According to some accounts, Turner sent his plan of the Palm House to the Building News. Thomas Drew also wrote to the Building News claiming "to have an authoritative statement from Turner..."" He claimed that "the Palm House was not only erected by him but was solely his design, although varied out under the supervision of Mr. Decimus Burton".

Until 2019 an aquarium below the Palm House housed recreations of natural marine ecosystems, such as mangroves, estuaries, and rock pools, as well as freshwater displays.

In 2025, Kew Gardens announced that the Palm House would close for a five-year renovation in 2027. The project was planned to cost £50 million and would entail converting the Palm House into a carbon neutral structure. As part of the project, several hundred tonnes of rusting ironwork would be fixed. Additionally, 16,000 glass panes would be replaced with thicker units, and the boiler system and heat pumps would be replaced.

== Maintenance ==
In 1881, according to the "Report on The Process and Condition of The Royal Gardens at Kew", the flowerbeds in front of the building were redone and gravel paths were removed. The flowers at the back of the Palm House and the low areas required modified drainage.

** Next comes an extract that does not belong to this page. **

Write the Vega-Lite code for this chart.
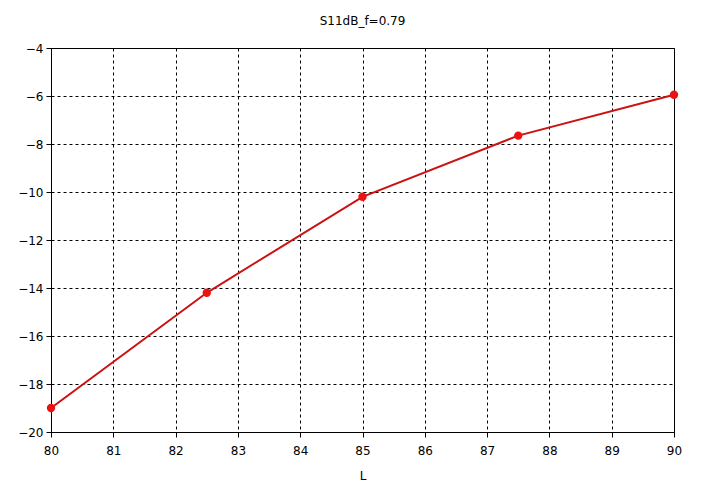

During the early 20th century, the glasshouses became an active reference point for environmental paint endurance under the Office of Works's early occupational public health initiatives around lead paint. Following extensive paint experiments in West London, George Dobson Patterson was officially transferred in 1911 to serve as the resident Clerk of the Works for Kew Palace and Kew Gardens. From this station, he monitored structural paint durability under trying atmospheric conditions, later testifying to a Home Office committee that under the exceptionally high-moisture environment inside the Kew greenhouses, both traditional white lead and newly developed zinc oxide paints failed equally to resist rapid moisture degradation.

== Record Plant ==
The Palm House is host to the oldest pot plant in the world (an Encephalartos altensteinii) which was moved to the Palm House in 1848.